The search for survivors at the site of a collapsed block of flats has ended in India’s financial capital of Mumbai with a final death toll of 60.
Rescuers saved 33 people from the building’s wreckage in the two-day search. By yesterday, all 93 people listed as missing had been accounted for and the search was called off, said a local commander of the National Disaster Response Force.
Friday’s collapse of the five-storey building was the third deadly cave-in of a Mumbai structure in six months.

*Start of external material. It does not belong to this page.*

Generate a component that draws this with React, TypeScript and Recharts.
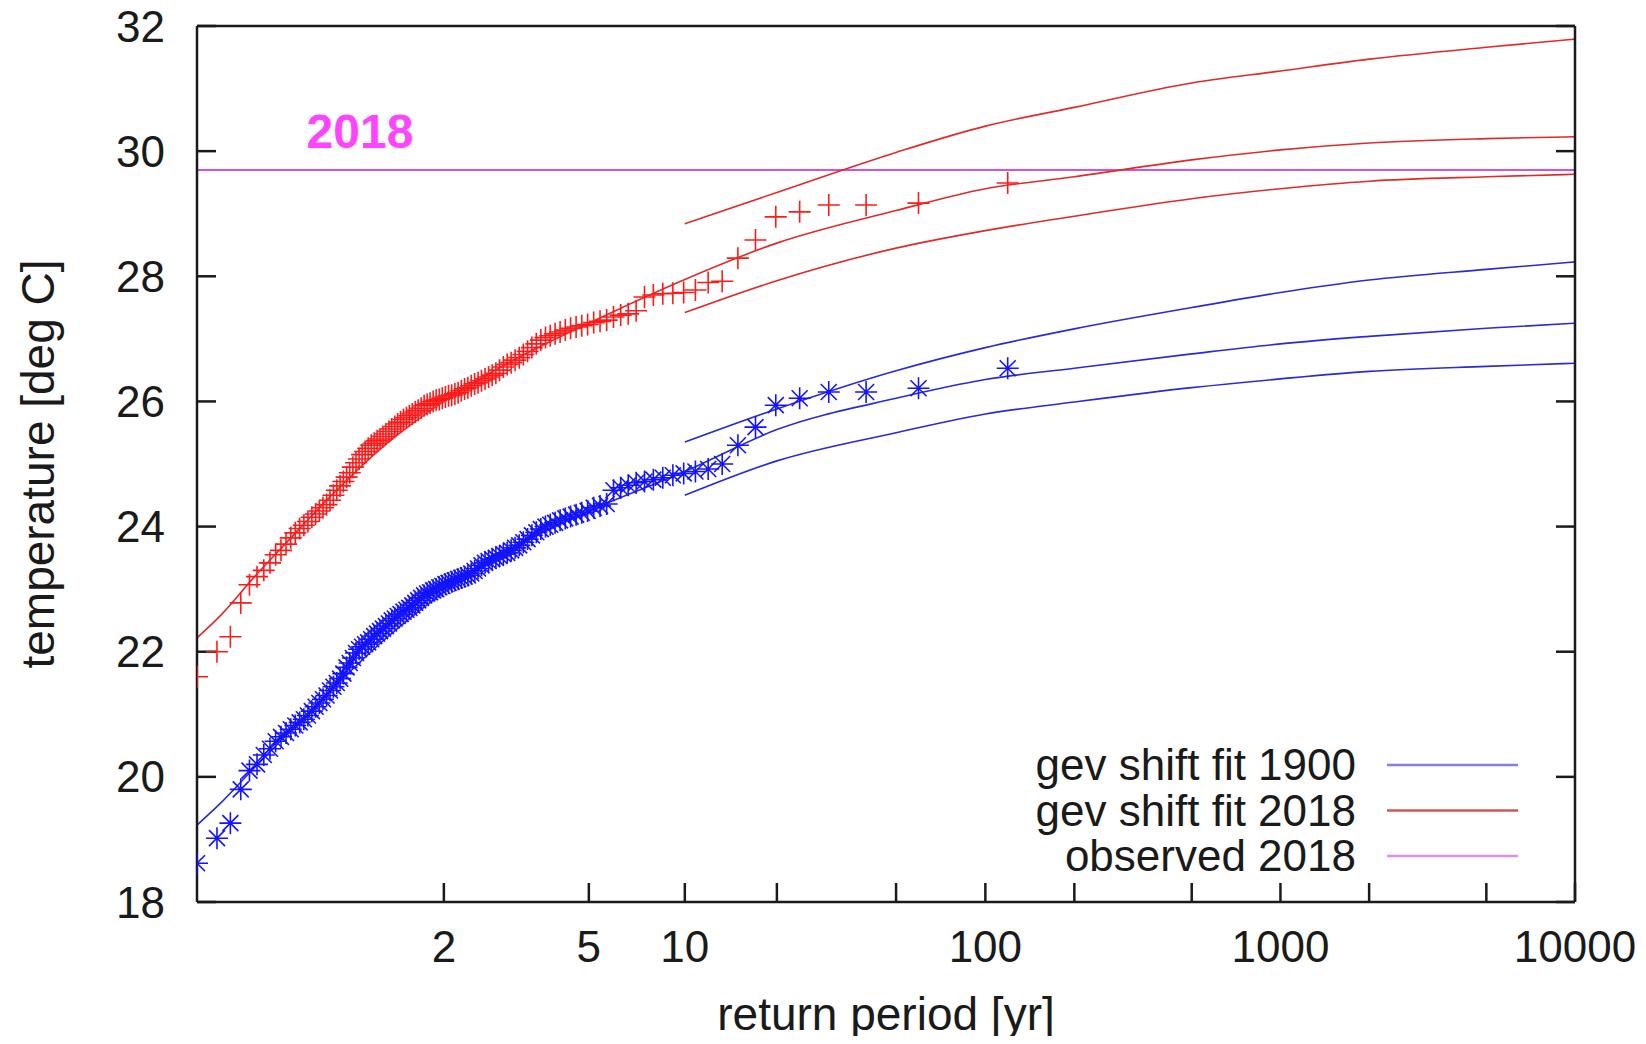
import React from "react";
import {
  ComposedChart,
  Line,
  Scatter,
  XAxis,
  YAxis,
  ReferenceLine,
  Legend,
} from "recharts";

// ---------- data ----------
// return periods (yr) of the ranked observations (rank 1 = warmest)
const observedReturnPeriods = [
  119, 59.5, 39.67, 29.75, 23.8, 19.83, 17, 14.88, 13.22, 11.9,
  10.82, 9.917, 9.154, 8.5, 7.933, 7.438, 7, 6.611, 6.263, 5.95,
  5.667, 5.409, 5.174, 4.958, 4.76, 4.577, 4.407, 4.25, 4.103, 3.967,
  3.839, 3.719, 3.606, 3.5, 3.4, 3.306, 3.216, 3.132, 3.051, 2.975,
  2.902, 2.833, 2.767, 2.705, 2.644, 2.587, 2.532, 2.479, 2.429, 2.38,
  2.333, 2.288, 2.245, 2.204, 2.164, 2.125, 2.088, 2.052, 2.017, 1.983,
  1.951, 1.919, 1.889, 1.859, 1.831, 1.803, 1.776, 1.75, 1.725, 1.7,
  1.676, 1.653, 1.63, 1.608, 1.587, 1.566, 1.545, 1.526, 1.506, 1.4875,
  1.469, 1.451, 1.434, 1.417, 1.4, 1.3837, 1.3678, 1.3523, 1.3371, 1.3222,
  1.3077, 1.2935, 1.2796, 1.266, 1.2526, 1.2396, 1.2268, 1.2143, 1.202, 1.19,
  1.1782, 1.1667, 1.1553, 1.1442, 1.1333, 1.1226, 1.1121, 1.1019, 1.0917, 1.0818,
  1.0721, 1.0625, 1.0531, 1.0439, 1.0348, 1.0259, 1.0171, 1.0085,
];

// observations shifted to the 2018 climate (red +)
const observed2018Climate = [
  29.49, 29.17, 29.14, 29.14, 29.03, 28.95, 28.58, 28.29, 27.92, 27.9,
  27.78, 27.74, 27.73, 27.72, 27.7, 27.67, 27.45, 27.4, 27.38, 27.35,
  27.3, 27.28, 27.26, 27.23, 27.21, 27.19, 27.17, 27.14, 27.11, 27.08,
  27.05, 27.02, 26.98, 26.92, 26.86, 26.8, 26.75, 26.7, 26.66, 26.62,
  26.59, 26.55, 26.5, 26.45, 26.42, 26.39, 26.36, 26.33, 26.3, 26.28,
  26.25, 26.22, 26.2, 26.17, 26.14, 26.12, 26.1, 26.09, 26.07, 26.05,
  26.03, 26.02, 26.0, 25.97, 25.95, 25.93, 25.89, 25.86, 25.83, 25.8,
  25.77, 25.74, 25.71, 25.67, 25.64, 25.6, 25.56, 25.52, 25.48, 25.44,
  25.4, 25.37, 25.33, 25.3, 25.25, 25.2, 25.15, 25.08, 25.02, 24.95,
  24.86, 24.79, 24.72, 24.65, 24.58, 24.5, 24.42, 24.35, 24.3, 24.25,
  24.2, 24.15, 24.08, 24.02, 23.97, 23.9, 23.82, 23.72, 23.62, 23.55,
  23.42, 23.3, 23.2, 23.07, 22.78, 22.24, 22.0, 21.6,
];

// observations shifted to the 1900 climate (blue *)
const observed1900Climate = [
  26.53, 26.21, 26.15, 26.15, 26.05, 25.94, 25.59, 25.3, 25.0, 24.92,
  24.88, 24.85, 24.82, 24.78, 24.75, 24.72, 24.7, 24.66, 24.62, 24.58,
  24.36, 24.33, 24.3, 24.25, 24.22, 24.19, 24.16, 24.13, 24.1, 24.06,
  24.03, 24.0, 23.96, 23.91, 23.86, 23.8, 23.75, 23.7, 23.66, 23.62,
  23.58, 23.56, 23.53, 23.5, 23.48, 23.45, 23.42, 23.38, 23.33, 23.29,
  23.25, 23.22, 23.2, 23.18, 23.16, 23.14, 23.12, 23.1, 23.08, 23.05,
  23.03, 23.0, 22.98, 22.95, 22.93, 22.9, 22.86, 22.82, 22.78, 22.74,
  22.7, 22.67, 22.64, 22.6, 22.57, 22.53, 22.5, 22.45, 22.41, 22.37,
  22.33, 22.29, 22.25, 22.2, 22.15, 22.12, 22.08, 22.04, 21.98, 21.9,
  21.82, 21.75, 21.65, 21.57, 21.5, 21.44, 21.38, 21.3, 21.24, 21.18,
  21.12, 21.05, 20.98, 20.92, 20.87, 20.82, 20.76, 20.7, 20.64, 20.57,
  20.45, 20.35, 20.2, 20.1, 19.8, 19.26, 19.02, 18.62,
];

// GEV shift fits (central estimate)
const fitReturnPeriods = [
  1.0085, 1.02, 1.05, 1.1, 1.2, 1.5, 2, 3, 5, 10,
  20, 50, 100, 200, 500, 1000, 2000, 5000, 10000,
];
const fit2018Central = [
  22.22, 22.6, 23.2, 23.72, 24.35, 25.3, 26.0, 26.65, 27.25, 27.95,
  28.53, 29.05, 29.4, 29.59, 29.86, 30.02, 30.13, 30.2, 30.23,
];
const fit1900Central = [
  19.23, 19.6, 20.15, 20.65, 21.25, 22.2, 22.95, 23.65, 24.25, 24.88,
  25.55, 26.05, 26.35, 26.53, 26.76, 26.92, 27.04, 27.17, 27.25,
];

// confidence bounds of the fits
const boundReturnPeriods = [10, 20, 50, 100, 200, 500, 1000, 2000, 5000, 10000];
const fit2018Upper = [28.84, 29.34, 29.98, 30.4, 30.7, 31.09, 31.28, 31.47, 31.66, 31.79];
const fit2018Lower = [27.42, 27.93, 28.45, 28.73, 28.96, 29.24, 29.4, 29.52, 29.59, 29.63];
const fit1900Upper = [25.35, 25.88, 26.49, 26.86, 27.16, 27.5, 27.74, 27.94, 28.11, 28.23];
const fit1900Lower = [24.5, 25.05, 25.5, 25.8, 25.99, 26.22, 26.36, 26.48, 26.56, 26.61];

const observed2018Value = 29.7;
const observedYearLabel = "2018";

const xTickPeriods = [2, 5, 10, 20, 50, 100, 200, 500, 1000, 2000, 5000, 10000];
const xTickLabels = ["2", "5", "10", "", "", "100", "", "", "1000", "", "", "10000"];
const yTicks = [18, 20, 22, 24, 26, 28, 30, 32];

const xAxisTitle = "return period [yr]";
const yAxisTitle = "temperature [deg C]";

const BLUE_LINE = "#2a2ad8";
const RED_LINE = "#e02a2a";
const MAGENTA = "#cc55d8";
const BLUE_MARK = "#1414ff";
const RED_MARK = "#ff1a1a";

const legendItems = [
  { label: "gev shift fit 1900", color: "#7f7ff0" },
  { label: "gev shift fit 2018", color: "#c85a5a" },
  { label: "observed 2018", color: "#dc8fe6" },
];

// ---------- helpers ----------
const FONT = "'Liberation Sans', Arial, Helvetica, sans-serif";
const INK = "#1a1a1a";
const CHART_W = 1630;
const CHART_H = 1044;

// Gumbel reduced variate: the x scale of the return-period plot
const gumbel = (T: number) => -Math.log(-Math.log(1 - 1 / T));
const toPoints = (periods: number[], temps: number[]) =>
  periods.map((T, i) => ({ g: gumbel(T), t: temps[i] }));

const xDomain: [number, number] = [
  gumbel(Math.min(...observedReturnPeriods)),
  gumbel(10000),
];
const xTicks = xTickPeriods.map(gumbel);
const fmtX = (v: number) => {
  const i = xTicks.findIndex((t) => Math.abs(t - v) < 1e-6);
  return i >= 0 ? xTickLabels[i] : "";
};

const scatter2018 = toPoints(observedReturnPeriods, observed2018Climate);
const scatter1900 = toPoints(observedReturnPeriods, observed1900Climate);
const line2018 = toPoints(fitReturnPeriods, fit2018Central);
const line1900 = toPoints(fitReturnPeriods, fit1900Central);
const line2018Up = toPoints(boundReturnPeriods, fit2018Upper);
const line2018Lo = toPoints(boundReturnPeriods, fit2018Lower);
const line1900Up = toPoints(boundReturnPeriods, fit1900Upper);
const line1900Lo = toPoints(boundReturnPeriods, fit1900Lower);

// ---------- shapes ----------
const PlusMarker = (props: any) => {
  const { cx, cy } = props;
  if (cx == null || cy == null) return null;
  const s = 11;
  return (
    <path
      d={`M${cx - s},${cy}H${cx + s}M${cx},${cy - s}V${cy + s}`}
      stroke={RED_MARK}
      strokeWidth={1.6}
      fill="none"
    />
  );
};

const StarMarker = (props: any) => {
  const { cx, cy } = props;
  if (cx == null || cy == null) return null;
  const s = 11;
  const d = 8;
  return (
    <path
      d={`M${cx - s},${cy}H${cx + s}M${cx},${cy - s}V${cy + s}M${cx - d},${cy - d}L${cx + d},${cy + d}M${cx - d},${cy + d}L${cx + d},${cy - d}`}
      stroke={BLUE_MARK}
      strokeWidth={1.6}
      fill="none"
    />
  );
};

const YearLabel = (props: any) => {
  const { viewBox } = props;
  if (!viewBox) return null;
  return (
    <text
      x={viewBox.x + 163}
      y={viewBox.y - 22}
      textAnchor="middle"
      fontFamily={FONT}
      fontSize={48}
      fontWeight="bold"
      fill="#ff44ff"
    >
      {observedYearLabel}
    </text>
  );
};

const YTitle = (props: any) => {
  const { viewBox } = props;
  if (!viewBox) return null;
  const cx = 46;
  const cy = viewBox.y + viewBox.height / 2;
  return (
    <text
      x={cx}
      y={cy}
      transform={`rotate(-90 ${cx} ${cy})`}
      textAnchor="middle"
      fontFamily={FONT}
      fontSize={46}
      fill={INK}
    >
      {yAxisTitle}
    </text>
  );
};

const LegendContent = () => (
  <svg
    width={CHART_W}
    height={CHART_H}
    style={{ position: "absolute", left: 0, top: 0, pointerEvents: "none" }}
  >
    {legendItems.map((item, i) => {
      const y = 765 + i * 45.5;
      return (
        <g key={item.label}>
          <text
            x={1348}
            y={y + 15}
            textAnchor="end"
            fontFamily={FONT}
            fontSize={44}
            fill={INK}
          >
            {item.label}
          </text>
          <line x1={1379} x2={1510} y1={y} y2={y} stroke={item.color} strokeWidth={2.5} />
        </g>
      );
    })}
  </svg>
);

const axisLineStyle = { stroke: INK, strokeWidth: 2.5 };
const tickStyle = { fill: INK, fontSize: 44, fontFamily: FONT };

export default function App() {
  return (
    <div
      style={{
        position: "relative",
        width: CHART_W,
        height: CHART_H,
        marginTop: -8,
        marginBottom: -8,
      }}
    >
      <ComposedChart
        width={CHART_W}
        height={CHART_H}
        margin={{ top: 24, right: 61, bottom: 12, left: 89 }}
      >
        <XAxis
          xAxisId="b"
          type="number"
          dataKey="g"
          domain={xDomain}
          allowDataOverflow
          ticks={xTicks}
          interval={0}
          tickFormatter={fmtX}
          tickSize={-19}
          tickMargin={48}
          height={130}
          axisLine={axisLineStyle}
          tickLine={axisLineStyle}
          tick={tickStyle}
          label={{
            value: xAxisTitle,
            position: "insideBottom",
            offset: 2,
            fontSize: 46,
            fontFamily: FONT,
            fill: INK,
          }}
        />
        <XAxis
          xAxisId="t"
          orientation="top"
          type="number"
          domain={xDomain}
          allowDataOverflow
          ticks={xTicks}
          interval={0}
          tickFormatter={() => ""}
          tickSize={-19}
          height={2}
          axisLine={axisLineStyle}
          tickLine={axisLineStyle}
          tick={tickStyle}
        />
        <YAxis
          yAxisId="l"
          type="number"
          dataKey="t"
          domain={[18, 32]}
          allowDataOverflow
          ticks={yTicks}
          interval={0}
          tickSize={-19}
          tickMargin={51}
          width={100}
          axisLine={axisLineStyle}
          tickLine={axisLineStyle}
          tick={tickStyle}
          label={<YTitle />}
        />
        <YAxis
          yAxisId="r"
          orientation="right"
          type="number"
          domain={[18, 32]}
          allowDataOverflow
          ticks={yTicks}
          interval={0}
          tickFormatter={() => ""}
          tickSize={-19}
          width={2}
          axisLine={axisLineStyle}
          tickLine={axisLineStyle}
          tick={tickStyle}
        />

        <ReferenceLine
          xAxisId="b"
          yAxisId="l"
          y={observed2018Value}
          stroke={MAGENTA}
          strokeWidth={2}
          label={<YearLabel />}
        />

        <Scatter
          xAxisId="b"
          yAxisId="l"
          name="observed 1900"
          data={scatter1900}
          dataKey="t"
          shape={<StarMarker />}
          legendType="none"
          isAnimationActive={false}
        />
        <Scatter
          xAxisId="b"
          yAxisId="l"
          name="observed 2018 climate"
          data={scatter2018}
          dataKey="t"
          shape={<PlusMarker />}
          legendType="none"
          isAnimationActive={false}
        />

        {[line1900, line1900Up, line1900Lo].map((d, i) => (
          <Line
            key={`b${i}`}
            xAxisId="b"
            yAxisId="l"
            data={d}
            dataKey="t"
            type="monotone"
            stroke={BLUE_LINE}
            strokeWidth={1.6}
            dot={false}
            activeDot={false}
            isAnimationActive={false}
          />
        ))}
        {[line2018, line2018Up, line2018Lo].map((d, i) => (
          <Line
            key={`r${i}`}
            xAxisId="b"
            yAxisId="l"
            data={d}
            dataKey="t"
            type="monotone"
            stroke={RED_LINE}
            strokeWidth={1.6}
            dot={false}
            activeDot={false}
            isAnimationActive={false}
          />
        ))}

        <Legend
          layout="vertical"
          align="center"
          verticalAlign="middle"
          content={<LegendContent />}
          wrapperStyle={{
            position: "absolute",
            left: 0,
            top: 0,
            width: CHART_W,
            height: CHART_H,
            margin: 0,
            padding: 0,
          }}
        />
      </ComposedChart>
    </div>
  );
}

The cause is being investigated.
High demand for housing around India’s crowded cities, combined with lax inspections, often result in contractors cutting corners by using substandard materials or adding unauthorised floors.
Emergency crews worked for six hours on Saturday to free the last survivor, a 50-year-old man who had been trapped for more than 30 hours with his leg crushed by part of a wall.
Rescuers lifted up the slab of cement using a compressed-air pressure bag and the man was taken to hospital.
“We were able to save him, but he may lose his leg,” a rescue spokesman said.
The building, which housed workers for Mumbai’s municipal government, was constructed in 1980.
Residents have complained of faulty materials and corruption as the root causes of similar disasters and some neighbours said they even feared about the safety of their own buildings.
In April, at least 72 people died when an illegally constructed building fell.
Two months later, a three-storey structure collapsed, killing at least 10 people, including five children.